Tuesday, August 28, 2012
Seraphina by Rachel Hartman
This is definitely a different type of dragon book. Despite the dragon on the cover of the book, the book really is about people and relationships, prejudice, politics and religion. Set in a world where dragons have the ability to morph into human form, people and dragons have lived under an uneasy truce for the past forty years. Despite the truce, dragons are feared and hated and treated as second class citizens, forced to stay in their "saarantras" - human form - around humans, and wear a bell to warn humans that they are really dragons. In this book, the dragons are very logical creatures, considering emotion to be a human weakness and detriment to "ard" - order or correctness.
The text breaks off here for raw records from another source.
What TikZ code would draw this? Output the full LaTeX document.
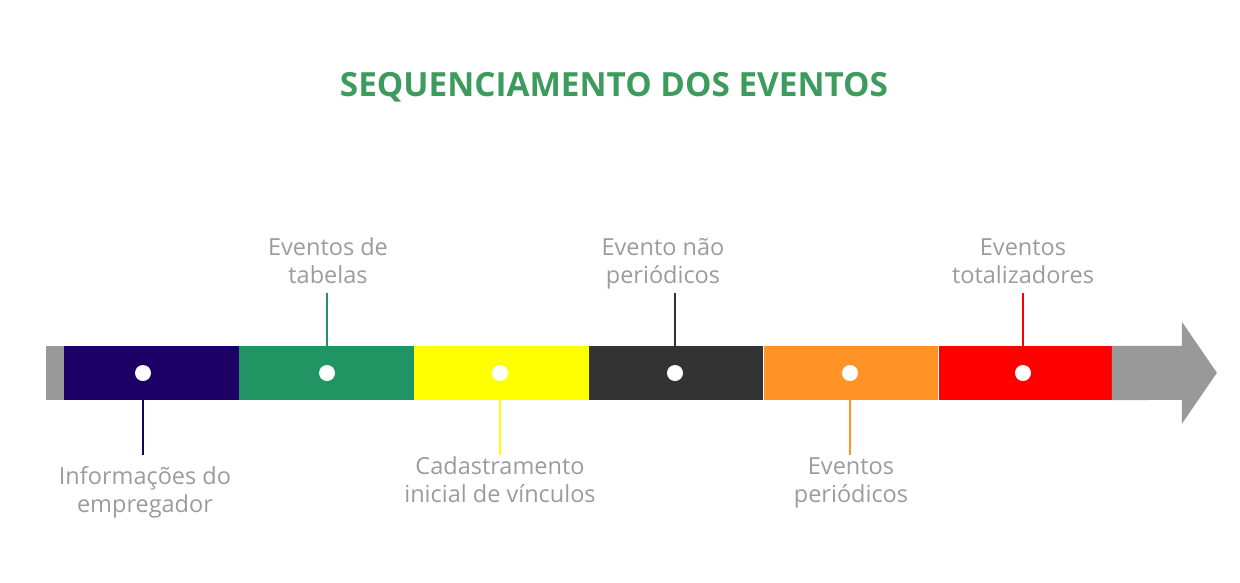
\documentclass[tikz,border=0pt]{standalone}
\usepackage{fontspec}
\setmainfont{Open Sans}
\usetikzlibrary{positioning}
\definecolor{cTitle}{HTML}{3D9B5E}
\definecolor{cText}{HTML}{9B9B9B}
\definecolor{cGray}{HTML}{999999}
\definecolor{cNavy}{HTML}{1C0066}
\definecolor{cGreen}{HTML}{219463}
\definecolor{cYellow}{HTML}{FFFF00}
\definecolor{cDark}{HTML}{333333}
\definecolor{cOrange}{HTML}{FF9326}
\definecolor{cRed}{HTML}{FF0000}
\begin{document}
\begin{tikzpicture}[x=1pt,y=-1pt,
    seg/.style={rectangle,inner sep=0pt,minimum width=174.5pt,minimum height=54pt},
    dot/.style={circle,fill=white,inner sep=0pt,minimum size=16pt},
    evtext/.style={cText,align=center,inner sep=0pt,font=\fontsize{23.5}{28}\selectfont},
    tick/.style={line width=2pt}]
      \useasboundingbox (0,0) rectangle (1240,582);

      \node[font=\bfseries\fontsize{33.3}{40}\selectfont,cTitle] (title) at (614,87) {SEQUENCIAMENTO DOS EVENTOS};

      % faixa
      \node[seg,fill=cNavy,anchor=west] (empregador) at (64,373) {};
      \node[seg,fill=cGreen,right=0pt of empregador] (tabelas) {};
      \node[seg,fill=cYellow,right=0pt of tabelas] (vinculos) {};
      \node[seg,fill=cDark,right=0pt of vinculos] (naoperiodicos) {};
      \node[seg,fill=cOrange,right=0pt of naoperiodicos] (periodicos) {};
      \node[seg,fill=cRed,right=0pt of periodicos,minimum width=173pt] (totalizadores) {};
      \fill[cGray] (46,346) rectangle (empregador.south west);
      \fill[cGray] (totalizadores.north east) -- ++(70,0) -- ++(0,-24) -- ++(35,51)
          -- ++(-35,51) -- ++(0,-24) -- (totalizadores.south east) -- cycle;

      \node[dot] (d1) at (143,373) {};
      \node[dot] (d2) at (327,373) {};
      \node[dot] (d3) at (500,373) {};
      \node[dot] (d4) at (675,373) {};
      \node[dot] (d5) at (850,373) {};
      \node[dot] (d6) at (1023,373) {};

      % textos
      \node[evtext] (t1) at (145,492) {Informações do\\empregador};
      \node[evtext] (t2) at (328,261) {Eventos de\\tabelas};
      \node[evtext] (t3) at (500,480) {Cadastramento\\inicial de vínculos};
      \node[evtext] (t4) at (663,264) {Evento não\\periódicos};
      \node[evtext] (t5) at (851,483) {Eventos\\periódicos};
      \node[evtext] (t6) at (1023,261) {Eventos\\totalizadores};

      \draw[tick,cNavy] (d1 |- empregador.south) -- ++(0,55);
      \draw[tick,cGreen] (d2 |- tabelas.north) -- ++(0,-53);
      \draw[tick,cYellow] (d3 |- vinculos.south) -- ++(0,55);
      \draw[tick,cDark] (d4 |- naoperiodicos.north) -- ++(0,-53);
      \draw[tick,cOrange] (d5 |- periodicos.south) -- ++(0,55);
      \draw[tick,cRed] (d6 |- totalizadores.north) -- ++(0,-53);
\end{tikzpicture}
\end{document}
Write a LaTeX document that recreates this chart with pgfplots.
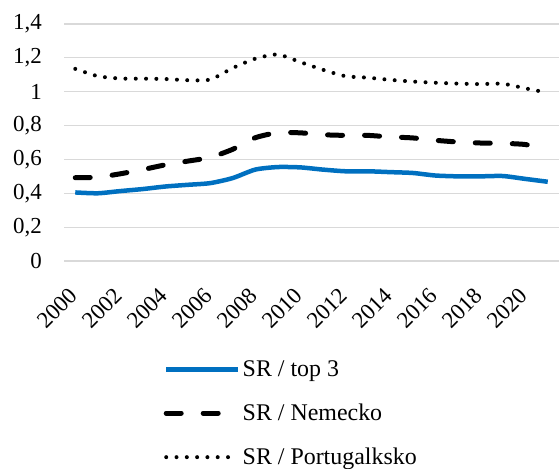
\documentclass[border=0pt]{standalone}
\usepackage{fontspec}
\setmainfont{Liberation Serif}
\usepackage{pgfplots}
\usepackage{pgfplotstable}
\pgfplotsset{compat=1.18}
\definecolor{sblue}{RGB}{0,112,192}
\definecolor{gridgray}{RGB}{217,217,217}

\pgfplotstableread{
year top3 nem por
2000 0.405 0.492 1.135
2001 0.400 0.495 1.092
2002 0.413 0.515 1.078
2003 0.425 0.540 1.077
2004 0.440 0.568 1.075
2005 0.450 0.590 1.068
2006 0.460 0.612 1.072
2007 0.490 0.660 1.140
2008 0.540 0.728 1.195
2009 0.555 0.758 1.220
2010 0.553 0.757 1.175
2011 0.540 0.746 1.130
2012 0.530 0.742 1.092
2013 0.530 0.742 1.083
2014 0.525 0.733 1.070
2015 0.520 0.727 1.060
2016 0.505 0.713 1.053
2017 0.500 0.703 1.048
2018 0.500 0.697 1.045
2019 0.502 0.695 1.047
2020 0.485 0.688 1.020
2021 0.468 0.660 0.994
}\data

\begin{document}
\begin{tikzpicture}
\useasboundingbox (0,0) rectangle (559bp,469bp);
\begin{axis}[
  at={(64bp,208bp)}, anchor=south west,
  scale only axis, width=495bp, height=237bp,
  xmin=1999.5, xmax=2021.5, ymin=0, ymax=1.4,
  clip=false,
  axis line style={draw=none},
  major tick length=0pt,
  ymajorgrids, grid style={gridgray, line width=1.2bp},
  xtick={2000,2002,2004,2006,2008,2010,2012,2014,2016,2018,2020},
  ytick={0,0.2,0.4,0.6,0.8,1,1.2,1.4},
  /pgf/number format/.cd, use comma, fixed, 1000 sep={}, assume math mode=true,
  /pgfplots/.cd,
  tick label style={font=\fontsize{23}{27}\selectfont},
  yticklabel style={anchor=east, inner sep=0pt, xshift=-22bp},
  xticklabel style={inner sep=0pt, anchor=east, xshift=-2bp, yshift=-31bp, rotate=45},
  legend style={draw=none, fill=none, at={(0.195,-0.403)}, anchor=north west,
    font=\fontsize{24}{28}\selectfont, row sep=22bp,
    nodes={inner sep=2bp}},
  legend cell align=left,
  legend image code/.code={\draw[#1] (0bp,0bp) -- (72bp,0bp);},
]
\addplot[color=sblue, line width=4.5bp, smooth, tension=0.4, line join=round] table[x=year, y=top3] {\data};
\addlegendentry{SR / top 3}
\addplot[color=black, line width=5bp, smooth, tension=0.4, line cap=round, dash pattern=on 15bp off 22bp] table[x=year, y=nem] {\data};
\addlegendentry{SR / Nemecko}
\addplot[color=black, line width=4bp, smooth, tension=0.4, line cap=round, dash pattern=on 0bp off 10.3bp] table[x=year, y=por] {\data};
\addlegendentry{SR / Portugalksko}
\end{axis}
\end{tikzpicture}
\end{document}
There is a glossary and cast of characters at the end of the book - I think it would have been better placed at the beginning.
Seraphina is a half-breed - her mother was a dragon who died in childbirth, and her father is human. Her father never knew that his wife was really a dragon until her death and he has struggled with this fact since then. Had her true parentage been known, Seraphina would have been killed, so her father lied and hid the facts about his first wife - even from Seraphina herself until she began having visions and grew scales on her arm and torso. At that time she learned that her teacher Orma, was actually a dragon and her uncle and he instructed her in both music and dragon facts and tried to help her to cope with her oddities.
Due to the extreme prejudice and religious taboo, Seraphina must constantly lie and hide her true self and she believes that she is the only one of her kind in existence.
She has inherited an extreme talent in music from her mother and at age 16 becomes assistant to the court music director and teaches music to the 15 year old princess Glisselda.
Seraphina becomes involved in the political turmoil surrounding the truce between dragons and humans, falls in love with Prince Kiggs, and discovers that she can communicate mentally with other half-breeds. I found it a bit disturbing that some of the other half-breeds suffered from much more severe physical deformities than Seraphina, thus lending credence to the taboo and ban on inter-species relationships although this point was not developed in the book.
The politics/religion/prejudice reminded me a bit of the politics and talking animal rights issues in the book Wicked (although not nearly as boring and overdone as in Wicked).
I really enjoyed reading this book and look forward to the next book that the author writes.